Christopher Bruce: „Sergeant Early's Dream“ und „Rooster“

oe
Krefeld, 18/01/2004

Nach Krefeld also – nach wieviel Jahren? Es dürften wohl an die fünfzig sein! Nostalgische Erinnerungen kommen hoch: an die Anfänge der Sommerakademie, die dann nach ein paar Jahren nach Köln übersiedelte. Erinnerungen an ihre beiden Gründer: Heinz Laurenzen und Heinrich Wendel, an die unverwüstliche Elisabeth Knütgen, die als Mutter für alle zuständig war, an Victor und Tatjana Gsovsky, an Madame Nora und ... und ... und ... an einen jüngeren oe, der sich stolz in die Brust warf, als er in einem Nobelrestaurant mit Danilova speiste!

Diesmal also Christopher Bruces wegen, der damals gerade an die zehn Jahre alt gewesen sein dürfte und jetzt zu einem seiner raren Deutschland-Besuche in die Seidenstadt gekommen war, um hier zwei seiner Ballette einzustudieren: „Sergeant Early‘s Dream“ (1984) und „Rooster“ (1991). Wenn ich mich recht erinnere, hat er zuvor nur ein einziges Mal in München gearbeitet, lange bevor die Kompanie zum Staatsballett avancierte.

Bruce ist ein Rambert-Produkt, dort an der Schule ausgebildet, dann Tänzer in der Kompanie (mit Tetleys „Pierrot lunaire“ als seiner berühmtesten Rolle), schließlich Juniorchoreograf und dann sogar Direktor. Heute in der ganzen Welt tätig und geschätzt, oft auch in Amerika. Ein Choreograf in vielen Sätteln gerecht, auch in den verschiedensten Ethnien rund um den Erdball.
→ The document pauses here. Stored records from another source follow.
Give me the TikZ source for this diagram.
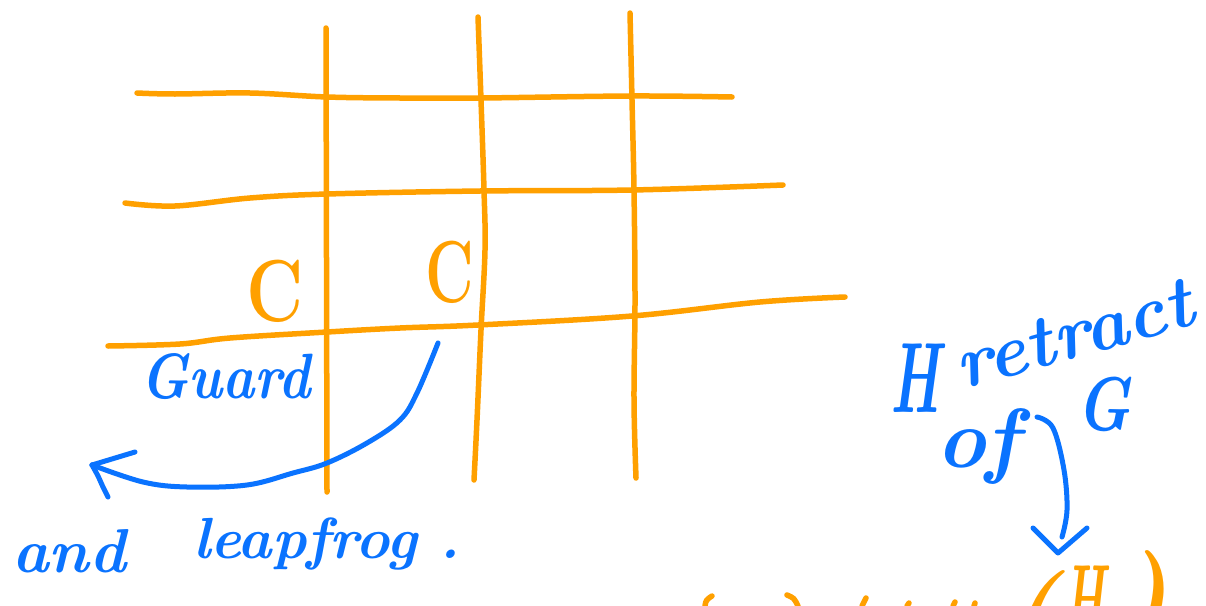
\documentclass[tikz,border=0pt]{standalone}
\usepackage{fontspec}
\definecolor{pen}{RGB}{10,115,255}
\definecolor{ink}{RGB}{255,160,0}
\tikzset{
  gridline/.style={draw=ink, line width=5.5pt, line cap=round, line join=round},
  penline/.style={draw=pen, line width=5pt, line cap=round, line join=round},
  bluetext/.style={inner sep=0pt, text=pen, anchor=base west},
  orangetext/.style={inner sep=0pt, text=ink, anchor=base west},
}
\newcommand{\fs}[1]{\fontsize{#1}{#1}\selectfont\itshape}
\begin{document}
\begin{tikzpicture}[x=1pt,y=-1pt]
\useasboundingbox (0,0) rectangle (1206,605);
\clip (0,0) rectangle (1206,605);
\fill[white] (0,0) rectangle (1206,605);

% grid
\draw[gridline] plot[smooth, tension=0.6] coordinates {(137,93) (175,94) (250,93) (327,97) (400,98) (480,98) (632,96) (732,97)};
\draw[gridline] plot[smooth, tension=0.6] coordinates {(125,203) (175,206) (250,198) (327,194) (480,191) (632,190) (783,185)};
\draw[gridline] plot[smooth, tension=0.6] coordinates {(108,346) (180,344) (230,338) (327,332) (400,328) (478,325) (632,316) (760,302) (845,297)};
\draw[gridline] (326,28) -- (327,492);
\draw[gridline] plot[smooth, tension=0.6] coordinates {(478,17) (481,100) (484,190) (485,250) (481,330) (477,420) (474,480)};
\draw[gridline] plot[smooth, tension=0.6] coordinates {(630,13) (632,100) (634,190) (635,300) (634,400) (636,478)};

% C labels
\node[orangetext, font=\bfseries\fontsize{88}{88}\selectfont] (c1) at (246,321) {\scalebox{0.8}[1]{C}};
\node[orangetext, font=\bfseries\fontsize{88}{88}\selectfont] (c2) at (425,302) {\scalebox{0.68}[1]{C}};

% guard arrow
\node[bluetext, font=\bfseries\fs{64}] (guard) at (140,398) {\scalebox{0.85}[1]{Guard}};
\coordinate (gs) at (438,343);
\coordinate (gt) at (92,465);
\draw[penline] plot[smooth, tension=0.6] coordinates {(gs) (417,393) (400,420) (367,443) (327,463) (293,473) (247,485) (187,487) (143,482) (gt)};
\draw[penline] (gt) -- (135,452);
\draw[penline] plot[smooth, tension=0.6] coordinates {(gt) (98,476) (103,487) (108,497)};

\node[bluetext, font=\bfseries\fs{62}] (and) at (12,572) {and};
\node[bluetext, font=\bfseries\fs{58}] (leap) at (193,558) {leapfrog\hspace{22pt}.};

% retract
\node[bluetext, font=\bfseries\fs{100}] (H) at (890,412) {\scalebox{0.55}[1]{H}};
\node[bluetext, font=\bfseries\fs{74}, rotate=15.6] (retract) at (962,390) {retract};
\node[bluetext, font=\bfseries\fs{84}] (of) at (936,467) {of};
\node[bluetext, font=\bfseries\fs{76}] (G) at (1076,430) {\scalebox{0.8}[1]{G}};
\coordinate (rs) at (1037,417);
\coordinate (rt) at (1058,553);
\draw[penline] plot[smooth, tension=0.6] coordinates {(rs) (1053,428) (1064,470) (1067,510) (1062,537)};
\draw[penline] (1033,528) -- (rt) -- (1087,528);

% bottom, cut off
\node[inner sep=0pt, text=ink, anchor=north west, font=\bfseries\fs{100}] (lp) at (1008,570) {(};
\node[inner sep=0pt, text=ink, anchor=north west, font=\bfseries\fs{100}] (HH) at (1064,566) {\scalebox{0.45}[1]{H}};
\node[inner sep=0pt, text=ink, anchor=north west, font=\bfseries\fs{120}] (rp) at (1112,550) {)};
\draw[gridline] (705,606) .. controls (706,600) .. (712,596);
\draw[gridline] (787,595) .. controls (794,598) .. (798,606);
\draw[gridline] (862,606) -- (866,598);
\draw[gridline] (907,606) -- (909,603);
\draw[gridline] (953,606) -- (955,602);
\draw[gridline] (974,606) -- (975,603);
\end{tikzpicture}
\end{document}
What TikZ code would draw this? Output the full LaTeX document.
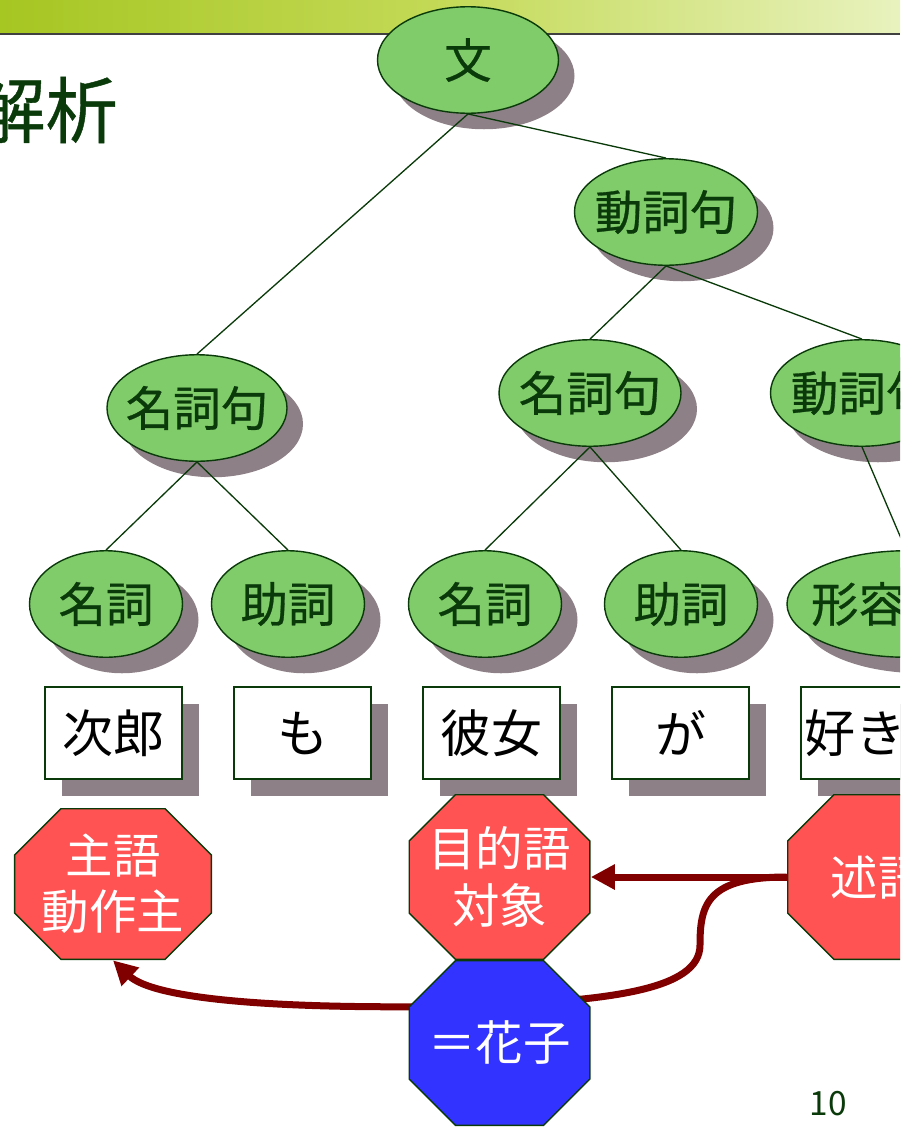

Sein vielleicht berühmtestes Ballett sind die mexikanisch inspirierten „Ghost Dances“. Alle seine Ballette zeichnen sich durch seine überströmende warmherzige Menschlichkeit aus. Mühelos verschmilzt er Klassisches mit den verschiedensten zeitgenössischen Formen, bleibt aber immer ganz nahe am Tanz. Ich sehe ihn als einen ganz und gar Eigenwilligen in der Linie von Jiří Kylián und Nacho Duato.

Sein „Sergeant Early‘s Dream“ basiert auf irischen, englischen und amerikanischen Volksliedern. Eine Gruppe von fünf Tänzerinnen und vier Tänzern – eine freundschaftlich verbundene Kameraderie, die an einem fernen Meeresstrand (Ausstattung: Walter Nobbe) ihren Heimaterinnerungen nachhängt. Viel Irisches ist dabei, auch schrittmäßig. Begegnungen aller Art, lustige, traurige, Einsamkeiten und Eitelkeiten, Soli und Gruppen, humoristische Neckereien. Alles sehr flüssig und schwungvoll, mit fliegenden Röcken und einer bienenemsigen Blondine. Die sehr individuellen Krefelder Tänzer tanzen das mit ansteckender Gutgelauntheit. Eine wundersam warmherzige Humanität flutet von der Bühne in den vollen Zuschauerraum, animiert das Publikum. Christopher Bruce at his best!

„Rooster“ zu Songs der Rolling Stones liegt mir weniger, kommt aber bei den Zuschauern eher noch besser an – und die jüngeren stoßen Schreie des Entzückens aus. Fünf Tänzerpaare, die hier herumbalzen, jazzambitioniert, sexy, schrill und fetzig, mit synkopierten Hüft- und Beckenschwüngen – eine Stoß- und Hit- und Schleuder-Choreografie. Die Männer gockeln auf Teufel komm raus, aber die Frau nehmen‘s cool und gelassen. Hier können die Tänzer ihrem Affen Zucker geben – und sie tun‘s mit Karacho! Alle haben enormen Spaß – und den hat sicher auch Heidrun Schwaarz als tüchtige Chefin der kleinen aber feinen Truppe, die sich die Hände reiben kann ob ihres Einfalls, den liebenswerten Christopher Bruce nach Krefeld/Mönchengladbach eingeladen zu haben.